A key theme of US District Court Judge Aileen Cannon’s opinion appointing a special master to review more than 11,000 sensitive government records seized from former President Donald Trump’s Mar-a-Lago mansion seems to be caution. In granting Trump’s request, Cannon said the court will appoint an independent arbiter to review the documents “to ensure at least the appearance of fairness and integrity under the extraordinary circumstances.” There is a surface plausibility here: Why not err on the side of more review when something is as fraught as this case is?

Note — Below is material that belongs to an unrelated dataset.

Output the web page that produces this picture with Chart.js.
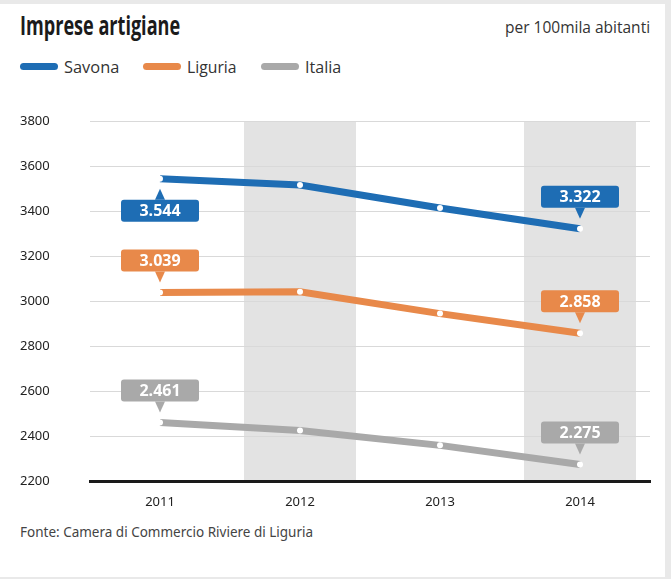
<!DOCTYPE html>
<html>
<head>
<meta charset="utf-8">
<title>Imprese artigiane</title>
<script src="https://cdn.jsdelivr.net/npm/chart.js"></script>
<style>
    body { margin: 0; background: #e9e9e9; }
    #wrap { position: relative; width: 671px; height: 579px; overflow: hidden; background: #e9e9e9; }
    #card { position: absolute; left: 0; top: 4px; width: 665px; height: 573px; background: #fff; }
    h1 { position: absolute; left: 20px; top: 2px; margin: 0; white-space: nowrap; transform-origin: left top; font: bold 27px "Open Sans", sans-serif; color: #1b1b1b; }
    .sub { position: absolute; left: 505px; top: 11px; white-space: nowrap; transform-origin: left top; font: 17px "Open Sans", sans-serif; color: #333; }
    #legend { position: absolute; left: 20px; top: 51px; display: flex; font: 17px "Open Sans", sans-serif; color: #333; }
    #legend span.item { display: flex; align-items: center; margin-right: 24px; }
    #legend span.swatch { display: inline-block; width: 38px; height: 7px; border-radius: 4px; margin-right: 6px; }
    #legend span.txt { display: inline-block; transform-origin: left center; }
    .src { position: absolute; left: 20px; top: 519px; font: 13.5px "Noto Sans", sans-serif; color: #444; }
    #chart-box { position: absolute; left: 0; top: 0; width: 671px; height: 579px; }
</style>
</head>
<body>
<div id="wrap">
    <div id="card">
        <h1 id="title">Imprese artigiane</h1>
        <div class="sub" id="sub">per 100mila abitanti</div>
        <div id="legend"></div>
        <div class="src">Fonte: Camera di Commercio Riviere di Liguria</div>
    </div>
    <div id="chart-box"><canvas id="artigianeChart"></canvas></div>
</div>
<script>
// Data
const years = ["2011", "2012", "2013", "2014"]
const savona = [3544, 3516, 3414, 3322]
const liguria = [3039, 3042, 2945, 2858]
const italia = [2461, 2426, 2360, 2275]
const shadedYears = ["2012", "2014"]

const colors = { savona: "#1e6db4", liguria: "#e8894a", italia: "#a9a9a9" }

// 3544 -> "3.544"
function fmt(v) {
    const s = String(Math.round(v))
    return s.length > 3 ? s.slice(0, -3) + "." + s.slice(-3) : s
}

// squeeze a text element to a given width (the original uses a condensed face)
function fitWidth(el, w) {
    el.style.transform = `scaleX(${w / el.offsetWidth})`
}

// gray columns behind some years
const bandsPlugin = {
    id: "bands",
    beforeDraw(chart) {
        const { ctx, chartArea, scales } = chart
        const x = scales.x
        const step = x.getPixelForValue(1) - x.getPixelForValue(0)
        ctx.save()
        ctx.fillStyle = "#e3e3e3"
        shadedYears.forEach((yr) => {
            const cx = x.getPixelForValue(years.indexOf(yr))
            ctx.fillRect(cx - step * 0.4, chartArea.top, step * 0.8, chartArea.bottom - chartArea.top)
        })
        ctx.restore()
    },
}

// value boxes on first and last point
const calloutPlugin = {
    id: "callouts",
    afterDatasetsDraw(chart, args, opts) {
        const { ctx } = chart
        ctx.save()
        ctx.font = "bold 16px 'Open Sans', sans-serif"
        ctx.textAlign = "center"
        ctx.textBaseline = "middle"
        chart.data.datasets.forEach((ds, i) => {
            const meta = chart.getDatasetMeta(i)
            const sides = opts.sides[i]
            ;[0, ds.data.length - 1].forEach((idx, k) => {
                const pt = meta.data[idx]
                const below = sides[k] === "below"
                const w = 78, h = 22
                const boxTop = below ? pt.y + 21 : pt.y - 21 - h
                const tipY = below ? pt.y + 10 : pt.y - 10
                const baseY = below ? boxTop : boxTop + h
                ctx.fillStyle = ds.borderColor
                ctx.beginPath()
                ctx.roundRect(pt.x - w / 2, boxTop, w, h, 3)
                ctx.fill()
                ctx.beginPath()
                ctx.moveTo(pt.x - 5, baseY)
                ctx.lineTo(pt.x, tipY)
                ctx.lineTo(pt.x + 5, baseY)
                ctx.closePath()
                ctx.fill()
                ctx.fillStyle = "#fff"
                ctx.fillText(fmt(ds.data[idx]), pt.x, boxTop + h / 2 + 1)
            })
        })
        ctx.restore()
    },
}

function makeSeries(label, data, color) {
    return {
        label: label,
        data: data,
        borderColor: color,
        backgroundColor: color,
        borderWidth: 7,
        tension: 0,
        pointRadius: 3,
        pointBorderWidth: 0,
        pointBackgroundColor: "#fff",
        pointHoverRadius: 3,
    }
}

const chart = new Chart(document.getElementById("artigianeChart"), {
    type: "line",
    data: {
        labels: years,
        datasets: [
            makeSeries("Savona", savona, colors.savona),
            makeSeries("Liguria", liguria, colors.liguria),
            makeSeries("Italia", italia, colors.italia),
        ],
    },
    options: {
        responsive: true,
        maintainAspectRatio: false,
        animation: false,
        layout: { padding: { left: 20, right: 21, top: 121, bottom: 56 } },
        plugins: {
            legend: { display: false },
            tooltip: { enabled: false },
            callouts: { sides: [["below", "above"], ["above", "above"], ["above", "above"]] },
        },
        scales: {
            x: {
                offset: true,
                grid: { display: false, drawTicks: false },
                border: { display: true, color: "#1a1a1a", width: 3 },
                ticks: { padding: 13, color: "#222", font: { family: "'Noto Sans', sans-serif", size: 13 } },
            },
            y: {
                min: 2200,
                max: 3800,
                ticks: {
                    stepSize: 200,
                    crossAlign: "far",
                    color: "#222",
                    font: { family: "'Noto Sans', sans-serif", size: 13 },
                    callback: (v) => String(v),
                },
                grid: { color: "#d9d9d9", drawTicks: false },
                border: { display: false },
                afterFit(scale) {
                    scale.width = 70
                },
            },
        },
    },
    plugins: [bandsPlugin, calloutPlugin],
})

// HTML legend from the datasets
const legendEl = document.getElementById("legend")
const legendTextWidths = [55, 50, 36]
chart.data.datasets.forEach((ds, i) => {
    const item = document.createElement("span")
    item.className = "item"
    item.innerHTML = `<span class="swatch" style="background:${ds.borderColor}"></span><span class="txt">${ds.label}</span>`
    legendEl.appendChild(item)
    const txt = item.querySelector(".txt")
    const natural = txt.offsetWidth
    fitWidth(txt, legendTextWidths[i])
    txt.style.marginRight = (legendTextWidths[i] - natural) + "px"
})

fitWidth(document.getElementById("title"), 160)
fitWidth(document.getElementById("sub"), 145)
</script>
</body>
</html>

Yet Cannon’s ruling does much more — it dignifies Trump’s claim of executive privilege. Not one court has said that a former president can block his successor from accessing records needed to carry out core constitutional functions — a criminal investigation and the protection of classified information. To most scholars, it isn’t a close question. The idea that a special master will somehow be able to expeditiously navigate this untested constitutional issue makes even less sense.

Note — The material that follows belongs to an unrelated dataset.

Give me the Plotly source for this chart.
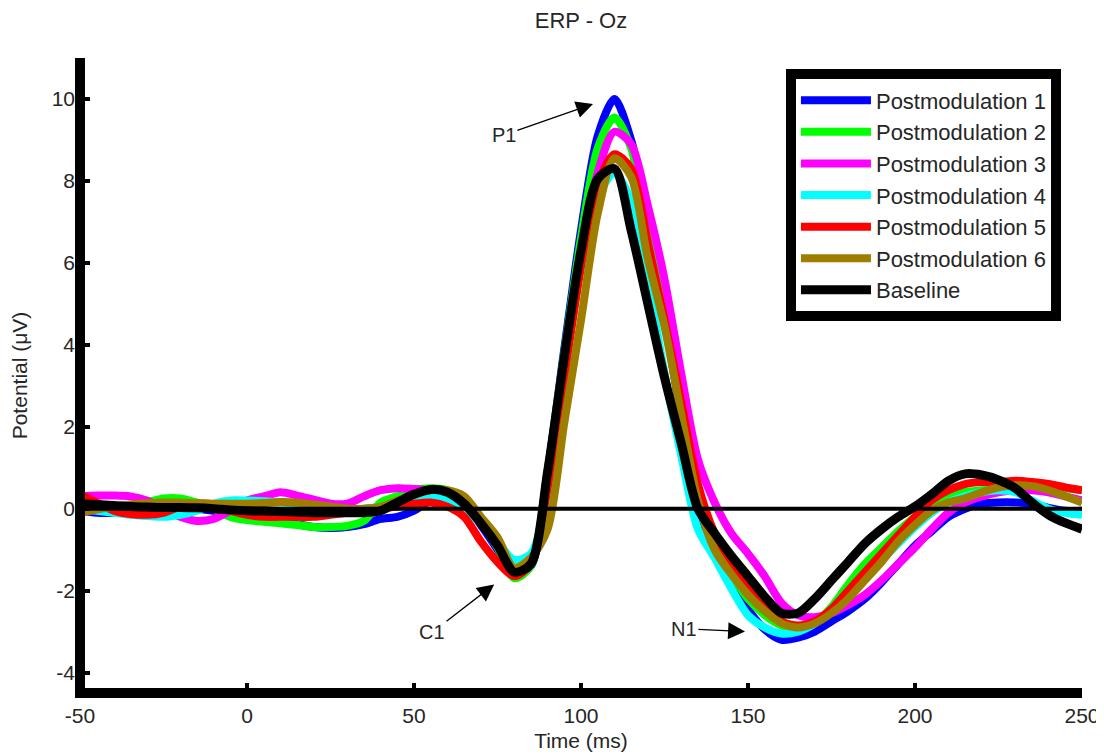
import plotly.graph_objects as go

time_ms = [-50, -45, -40, -35, -30, -25, -20, -15, -10, -5,
           0, 5, 10, 15, 20, 25, 30, 35, 40, 45,
           50, 55, 60, 65, 70, 75, 80, 85, 90, 95,
           100, 105, 110, 115, 120, 125, 130, 135, 140, 145,
           150, 155, 160, 165, 170, 175, 180, 185, 190, 195,
           200, 205, 210, 215, 220, 225, 230, 235, 240, 245, 250]

postmod1 = [-0.05, -0.1, -0.1, -0.05, 0.0, 0.05, 0.05, 0.0, -0.05, -0.1,
            -0.15, -0.25, -0.3, -0.38, -0.45, -0.47, -0.45, -0.38, -0.25, -0.2,
            -0.05, 0.2, 0.3, 0.1, -0.4, -1.0, -1.65, -1.4, 0.9, 3.9,
            6.8, 9.1, 10.0, 9.0, 7.1, 4.7, 2.2, -0.2, -1.0, -1.75,
            -2.45, -2.95, -3.2, -3.15, -3.0, -2.75, -2.5, -2.2, -1.8, -1.35,
            -0.9, -0.55, -0.2, 0.0, 0.12, 0.15, 0.15, 0.12, 0.02, -0.05, -0.05]

postmod2 = [0.0, 0.0, 0.0, 0.05, 0.15, 0.25, 0.25, 0.15, 0.0, -0.2,
            -0.28, -0.32, -0.36, -0.4, -0.45, -0.45, -0.42, -0.3, 0.15, 0.3,
            0.45, 0.5, 0.45, 0.2, -0.3, -0.95, -1.7, -1.4, 0.9, 3.8,
            6.6, 8.8, 9.55, 8.8, 6.7, 4.7, 2.5, 0.2, -0.9, -1.6,
            -2.2, -2.6, -2.85, -2.95, -2.8, -2.4, -1.85, -1.35, -0.95, -0.55,
            -0.2, 0.1, 0.3, 0.4, 0.45, 0.5, 0.55, 0.55, 0.55, 0.5, 0.45]

postmod3 = [0.3, 0.32, 0.32, 0.3, 0.2, 0.0, -0.2, -0.3, -0.25, -0.05,
            0.2, 0.3, 0.4, 0.32, 0.22, 0.12, 0.12, 0.3, 0.45, 0.5,
            0.48, 0.45, 0.4, 0.2, -0.3, -0.9, -1.5, -1.35, 0.6, 3.4,
            6.2, 8.2, 9.2, 8.9, 7.4, 5.6, 3.3, 1.2, 0.15, -0.6,
            -1.1, -1.65, -2.3, -2.6, -2.65, -2.55, -2.35, -2.1, -1.75, -1.35,
            -0.95, -0.5, -0.1, 0.15, 0.3, 0.4, 0.45, 0.45, 0.4, 0.3, 0.2]

postmod4 = [0.0, -0.05, -0.1, -0.15, -0.18, -0.2, -0.15, -0.05, 0.12, 0.2,
            0.2, 0.18, 0.15, 0.1, 0.0, -0.05, -0.05, 0.0, 0.05, 0.15,
            0.25, 0.3, 0.25, 0.0, -0.35, -0.8, -1.25, -1.1, 0.3, 3.3,
            6.0, 7.6, 8.2, 7.5, 5.6, 3.3, 1.3, -0.5, -1.2, -1.95,
            -2.6, -2.9, -3.05, -3.0, -2.8, -2.45, -2.05, -1.65, -1.25, -0.85,
            -0.45, -0.1, 0.15, 0.3, 0.4, 0.45, 0.4, 0.2, 0.0, -0.1, -0.15]

postmod5 = [0.35, 0.15, -0.05, -0.13, -0.15, -0.1, 0.05, 0.12, 0.1, -0.05,
            -0.15, -0.2, -0.2, -0.2, -0.2, -0.15, -0.1, -0.05, 0.0, 0.05,
            0.12, 0.15, 0.05, -0.2, -0.8, -1.3, -1.65, -1.35, 0.5, 3.2,
            5.9, 7.9, 8.65, 8.3, 6.5, 4.6, 2.6, 0.6, -0.6, -1.3,
            -1.95, -2.45, -2.75, -2.85, -2.75, -2.45, -2.0, -1.55, -1.1, -0.65,
            -0.2, 0.2, 0.45, 0.6, 0.65, 0.65, 0.68, 0.65, 0.6, 0.52, 0.45]

postmod6 = [-0.1, -0.02, 0.05, 0.1, 0.13, 0.15, 0.15, 0.13, 0.12, 0.12,
            0.12, 0.14, 0.16, 0.15, 0.1, 0.05, 0.0, 0.0, 0.05, 0.2,
            0.35, 0.45, 0.45, 0.3, -0.2, -0.7, -1.45, -1.2, -0.5, 2.1,
            4.6, 7.2, 8.55, 8.1, 6.1, 4.45, 2.3, 0.2, -1.0, -1.6,
            -2.1, -2.5, -2.8, -2.9, -2.8, -2.55, -2.2, -1.75, -1.3, -0.8,
            -0.4, -0.05, 0.15, 0.25, 0.4, 0.52, 0.57, 0.55, 0.45, 0.3, 0.15]

baseline = [0.12, 0.1, 0.08, 0.05, 0.04, 0.03, 0.03, 0.02, 0.0, -0.03,
            -0.05, -0.06, -0.07, -0.08, -0.1, -0.1, -0.1, -0.1, -0.05, 0.15,
            0.35, 0.47, 0.4, 0.12, -0.35, -0.9, -1.55, -1.35, 0.9, 3.7,
            6.3, 8.05, 8.3, 6.8, 5.0, 3.2, 1.6, 0.0, -0.6, -1.15,
            -1.65, -2.15, -2.55, -2.55, -2.2, -1.75, -1.3, -0.85, -0.5, -0.2,
            0.05, 0.35, 0.68, 0.85, 0.82, 0.7, 0.5, 0.15, -0.15, -0.35, -0.5]

series_names = ["Postmodulation 1", "Postmodulation 2", "Postmodulation 3",
                "Postmodulation 4", "Postmodulation 5", "Postmodulation 6", "Baseline"]
series_values = [postmod1, postmod2, postmod3, postmod4, postmod5, postmod6, baseline]
series_colors = ["#0000FF", "#00FF00", "#FF00FF", "#00FFFF", "#FF0000", "#9E7E00", "#000000"]

x_ticks = [-50, 0, 50, 100, 150, 200, 250]
y_ticks = [-4, -2, 0, 2, 4, 6, 8, 10]

# annotations: (label, tip_t, tip_v, text_t, text_v)
peak_labels = [("P1", 103.6, 9.88, 76.9, 9.12),
               ("C1", 74.0, -1.85, 55.4, -3.02),
               ("N1", 149.1, -3.0, 130.8, -2.93)]

TXT = "#262626"
FONT = "Liberation Sans, Arial, sans-serif"

# page body has an 8px margin, so the figure is 8px smaller than the window
W, H = 1096, 748

fig = go.Figure()
for name, vals, col in zip(series_names, series_values, series_colors):
    fig.add_trace(go.Scatter(
        x=time_ms, y=vals, mode="lines", name=name,
        line=dict(color=col, width=9 if name == "Baseline" else 8,
                  shape="spline", smoothing=0.8),
    ))

fig.add_hline(y=0, line=dict(color="black", width=4), layer="above")

# thick MATLAB-like spines
fig.add_shape(type="line", xref="paper", yref="paper", x0=0, x1=0, y0=-0.008, y1=1,
              line=dict(color="black", width=10), layer="above")
fig.add_shape(type="line", xref="paper", yref="paper", x0=0, x1=1, y0=0, y1=0,
              line=dict(color="black", width=10), layer="above")

for lab, tx, tv, ax, ay in peak_labels:
    fig.add_annotation(x=tx, y=tv, ax=ax, ay=ay, xref="x", yref="y", axref="x", ayref="y",
                       text=lab, showarrow=True, arrowhead=2, arrowsize=2.6, arrowwidth=1.3,
                       arrowcolor="black", font=dict(size=20, color=TXT, family=FONT))

fig.update_layout(
    width=W, height=H,
    margin=dict(l=72, r=22, t=50, b=63, autoexpand=False),
    paper_bgcolor="white", plot_bgcolor="white",
    font=dict(family=FONT, size=22, color=TXT),
    title=dict(text="ERP - Oz", x=0.5, xref="paper", xanchor="center",
               y=1 - 12 / H, yref="container", yanchor="middle",
               font=dict(size=22, color=TXT)),
    showlegend=True,
    legend=dict(x=0.979, y=0.982, xanchor="right", yanchor="top",
                bgcolor="white", bordercolor="black", borderwidth=10,
                itemwidth=70, font=dict(size=22, color=TXT), tracegroupgap=0),
    xaxis=dict(range=[-50, 250], tickvals=x_ticks, ticktext=[str(v) for v in x_ticks],
               ticks="inside", ticklen=10, tickwidth=4, tickcolor="black",
               showline=False, showgrid=False, zeroline=False,
               tickfont=dict(size=21, color=TXT), ticklabelstandoff=8,
               title=dict(text="Time (ms)", standoff=7, font=dict(size=21, color=TXT)),
               automargin=False),
    yaxis=dict(range=[-4.5, 11], tickvals=y_ticks, ticktext=[str(v) for v in y_ticks],
               ticks="inside", ticklen=10, tickwidth=4, tickcolor="black",
               showline=False, showgrid=False, zeroline=False,
               tickfont=dict(size=21, color=TXT), ticklabelstandoff=4,
               title=dict(text="Potential (μV)", standoff=18, font=dict(size=21, color=TXT)),
               automargin=False),
)

fig.write_html("out.html")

Put Trump’s request in context. The first review was taken by the National Archives and Records Administration, the administrative agency charged with enforcing the Presidential Records Act. The act was enacted when Richard Nixon claimed he could walk away with presidential records, even destroy them.
The law makes it clear that documents taken from the White House are the public’s records. Still, National Archives requires notice to the former president when the current president or the Department of Justice seeks to access the missing records, giving him an opportunity to contest the request. The National Archives did just that. When Trump’s lawyers asked for more time to review the documents, the National Archives obliged. When his lawyers challenged the Archive’s legal interpretation denying executive privilege, the National Archives wrote a lengthy response. Small wonder it took months for the FBI to get 15 boxes of material sent to them, and 11 more boxes when the FBI visited Mar-a-Lago, all containing classified information that had no business being stowed at Trump’s beach house. Trump had lots of time to cull specific documents he objected to as privileged. He didn’t.
A second review — long before the Aug. 8 FBI search — could have been through a lawsuit challenging the National Archives’ decision to turn over the documents to the Department of Justice. The District Court in the District of Columbia has jurisdiction “over any action initiated by the former President asserting that a determination made by the Archivist violates the former President’s rights or privileges.” Trump didn’t bother.
Trump could have challenged the grand jury subpoenas in court, a third review. Trump’s lawyers accepted service of the subpoenas — and did nothing.
Trump could have also asked the magistrate for a special master immediately following that search — as his lawyers Rudy Giuliani and Michael Cohen did when their offices were searched. He did not.
This was hardly a secret investigation, sprung on Trump at the last minute. Still, as Trump’s own Attorney General Bill Barr said, Trump “jerked around” the authorities until they had no choice but to search. He claimed that the Presidential Records Act was unenforceable against him, that the rules governing classified information didn’t apply and has attacked everyone involved: the magistrate judge, the FBI, the National Archives, the DOJ, and the attorney general. He tried to delegitimize the legal process at all levels.
Sadly, the judge’s decision played into that narrative. The court highlighted a few minor errors in the DOJ’s review of privileged information and noted some personal effects were swept up in the search. She cited mistakes in other DOJ cases, which had no bearing here. She minimized Trump’s delay in seeking a special master; she didn’t mention all the other ways in which he could have sought review, let alone the extraordinary deference that was shown to him throughout.
Still, what’s the big deal with yet another review, during which the DOJ is barred from using the documents it has taken (while allowing a national security damage assessment concerning the classified documents that were found)? The big deal is the conclusion that executive privilege applies here at all and that a criminal investigation will be delayed for no reason. But here’s the silver lining: While it could give Trump more time to bluster, it could also silence his court-bashing. He got most of what he asked for in this round. Of course, his silence will last only until the special master (or the court of appeals) rejects his claims, which is likely.
Nancy Gertner is a retired federal judge in Boston and a law professor at Harvard Law School.